• Record set
==============================

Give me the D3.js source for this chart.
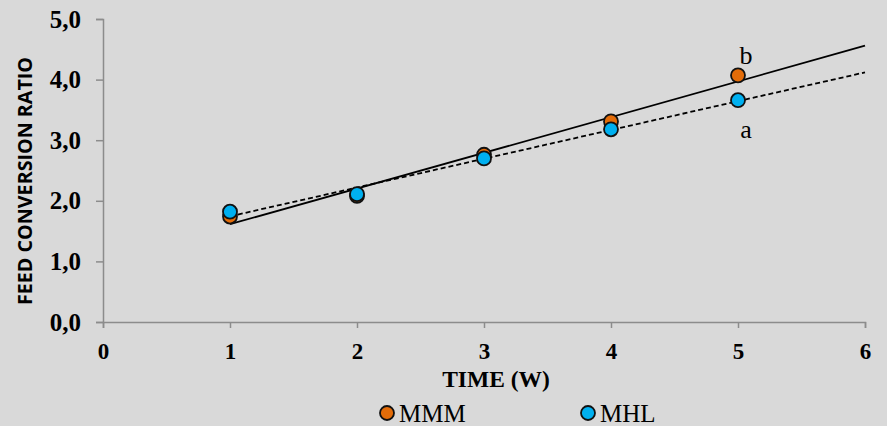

==============================

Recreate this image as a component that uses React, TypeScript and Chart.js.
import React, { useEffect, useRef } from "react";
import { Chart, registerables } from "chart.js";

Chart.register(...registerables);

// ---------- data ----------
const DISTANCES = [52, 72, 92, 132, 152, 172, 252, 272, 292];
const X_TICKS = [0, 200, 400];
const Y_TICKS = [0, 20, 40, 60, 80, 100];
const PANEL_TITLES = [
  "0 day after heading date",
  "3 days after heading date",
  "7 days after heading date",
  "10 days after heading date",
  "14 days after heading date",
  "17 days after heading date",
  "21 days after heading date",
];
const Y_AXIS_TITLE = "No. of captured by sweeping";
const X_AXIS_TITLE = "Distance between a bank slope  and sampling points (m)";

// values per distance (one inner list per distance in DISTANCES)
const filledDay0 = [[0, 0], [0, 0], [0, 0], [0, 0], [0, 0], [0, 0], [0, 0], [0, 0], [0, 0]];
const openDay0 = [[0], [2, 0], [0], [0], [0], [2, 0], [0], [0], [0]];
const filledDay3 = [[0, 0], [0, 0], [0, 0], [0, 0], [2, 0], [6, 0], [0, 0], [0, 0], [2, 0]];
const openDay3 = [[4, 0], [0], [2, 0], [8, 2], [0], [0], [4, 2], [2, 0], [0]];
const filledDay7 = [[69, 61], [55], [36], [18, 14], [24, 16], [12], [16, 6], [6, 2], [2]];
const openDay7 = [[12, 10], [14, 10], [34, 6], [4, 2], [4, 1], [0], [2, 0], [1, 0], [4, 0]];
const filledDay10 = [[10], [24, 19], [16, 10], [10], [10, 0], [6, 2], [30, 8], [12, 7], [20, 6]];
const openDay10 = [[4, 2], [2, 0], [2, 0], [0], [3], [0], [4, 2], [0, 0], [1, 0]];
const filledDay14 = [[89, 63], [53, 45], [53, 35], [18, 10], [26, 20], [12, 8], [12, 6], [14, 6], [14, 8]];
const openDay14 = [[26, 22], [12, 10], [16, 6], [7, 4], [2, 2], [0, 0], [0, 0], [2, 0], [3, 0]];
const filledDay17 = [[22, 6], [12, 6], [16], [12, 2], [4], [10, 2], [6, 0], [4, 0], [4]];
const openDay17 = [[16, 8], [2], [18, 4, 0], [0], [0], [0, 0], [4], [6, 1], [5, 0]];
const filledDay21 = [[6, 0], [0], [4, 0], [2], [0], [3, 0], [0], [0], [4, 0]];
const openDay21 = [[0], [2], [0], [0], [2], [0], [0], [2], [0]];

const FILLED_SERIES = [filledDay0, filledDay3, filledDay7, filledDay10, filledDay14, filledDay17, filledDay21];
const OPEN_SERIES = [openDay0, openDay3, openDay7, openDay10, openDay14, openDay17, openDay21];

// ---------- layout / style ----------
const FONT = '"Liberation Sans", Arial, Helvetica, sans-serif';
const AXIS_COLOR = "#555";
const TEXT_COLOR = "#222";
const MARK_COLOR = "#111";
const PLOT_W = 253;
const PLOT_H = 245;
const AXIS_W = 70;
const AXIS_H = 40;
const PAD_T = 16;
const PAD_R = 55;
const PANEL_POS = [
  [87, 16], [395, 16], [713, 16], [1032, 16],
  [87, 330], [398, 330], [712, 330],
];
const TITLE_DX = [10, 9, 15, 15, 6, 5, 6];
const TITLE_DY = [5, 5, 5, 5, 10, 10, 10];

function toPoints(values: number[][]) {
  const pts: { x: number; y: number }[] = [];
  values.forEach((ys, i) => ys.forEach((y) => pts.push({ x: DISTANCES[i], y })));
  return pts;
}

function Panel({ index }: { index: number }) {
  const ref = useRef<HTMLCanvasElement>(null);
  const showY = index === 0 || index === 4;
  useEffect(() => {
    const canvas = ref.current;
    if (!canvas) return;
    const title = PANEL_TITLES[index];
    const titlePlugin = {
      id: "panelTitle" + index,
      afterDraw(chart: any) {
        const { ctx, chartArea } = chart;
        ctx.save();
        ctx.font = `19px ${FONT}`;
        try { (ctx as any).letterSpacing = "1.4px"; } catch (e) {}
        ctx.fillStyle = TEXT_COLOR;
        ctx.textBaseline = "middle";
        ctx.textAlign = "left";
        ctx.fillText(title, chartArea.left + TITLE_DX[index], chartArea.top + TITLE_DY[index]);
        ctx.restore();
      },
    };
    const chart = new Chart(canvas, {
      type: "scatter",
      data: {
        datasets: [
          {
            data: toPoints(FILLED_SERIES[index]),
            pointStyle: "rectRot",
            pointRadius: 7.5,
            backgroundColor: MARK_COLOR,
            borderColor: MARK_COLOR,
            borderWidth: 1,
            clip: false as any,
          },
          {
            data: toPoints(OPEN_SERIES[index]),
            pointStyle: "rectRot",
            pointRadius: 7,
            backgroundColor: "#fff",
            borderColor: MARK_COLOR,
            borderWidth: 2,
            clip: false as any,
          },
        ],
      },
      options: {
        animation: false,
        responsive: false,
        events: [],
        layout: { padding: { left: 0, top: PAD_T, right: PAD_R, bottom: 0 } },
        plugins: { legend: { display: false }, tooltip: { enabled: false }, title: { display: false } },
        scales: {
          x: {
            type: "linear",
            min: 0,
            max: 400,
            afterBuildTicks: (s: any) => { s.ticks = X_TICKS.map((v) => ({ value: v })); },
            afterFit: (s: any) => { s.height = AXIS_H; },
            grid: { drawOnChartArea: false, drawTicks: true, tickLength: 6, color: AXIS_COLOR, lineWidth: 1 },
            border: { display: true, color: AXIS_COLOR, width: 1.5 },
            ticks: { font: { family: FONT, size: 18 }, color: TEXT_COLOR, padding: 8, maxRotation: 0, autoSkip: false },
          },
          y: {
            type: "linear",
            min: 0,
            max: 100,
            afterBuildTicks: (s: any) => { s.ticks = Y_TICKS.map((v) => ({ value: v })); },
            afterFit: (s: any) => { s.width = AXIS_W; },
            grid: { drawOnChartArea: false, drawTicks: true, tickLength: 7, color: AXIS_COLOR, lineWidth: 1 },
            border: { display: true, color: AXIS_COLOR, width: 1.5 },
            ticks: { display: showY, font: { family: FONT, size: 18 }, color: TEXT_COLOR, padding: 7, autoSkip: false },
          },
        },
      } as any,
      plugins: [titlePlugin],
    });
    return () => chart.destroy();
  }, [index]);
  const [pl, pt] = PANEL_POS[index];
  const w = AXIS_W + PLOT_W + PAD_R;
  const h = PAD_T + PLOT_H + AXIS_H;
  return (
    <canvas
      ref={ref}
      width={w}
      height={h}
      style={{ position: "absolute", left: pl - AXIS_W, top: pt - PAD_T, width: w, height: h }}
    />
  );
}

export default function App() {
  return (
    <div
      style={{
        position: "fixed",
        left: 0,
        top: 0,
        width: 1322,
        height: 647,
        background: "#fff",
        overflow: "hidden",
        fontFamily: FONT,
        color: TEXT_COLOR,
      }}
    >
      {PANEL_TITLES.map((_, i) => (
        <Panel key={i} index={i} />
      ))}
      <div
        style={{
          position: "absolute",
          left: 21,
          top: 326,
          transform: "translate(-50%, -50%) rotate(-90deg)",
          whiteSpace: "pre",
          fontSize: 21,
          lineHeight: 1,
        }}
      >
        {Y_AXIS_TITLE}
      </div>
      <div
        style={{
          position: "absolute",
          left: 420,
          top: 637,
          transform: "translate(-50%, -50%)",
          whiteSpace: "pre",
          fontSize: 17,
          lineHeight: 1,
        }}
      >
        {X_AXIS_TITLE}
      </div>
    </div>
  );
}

==============================

• Problem to work on
Give again the run of lines that opens at the line with "Recreate this image" and closes at the line with "Chart.register(...registerables);", exactly, and only that run.

• Output for this task
Recreate this image as a component that uses React, TypeScript and Chart.js.
import React, { useEffect, useRef } from "react";
import { Chart, registerables } from "chart.js";

Chart.register(...registerables);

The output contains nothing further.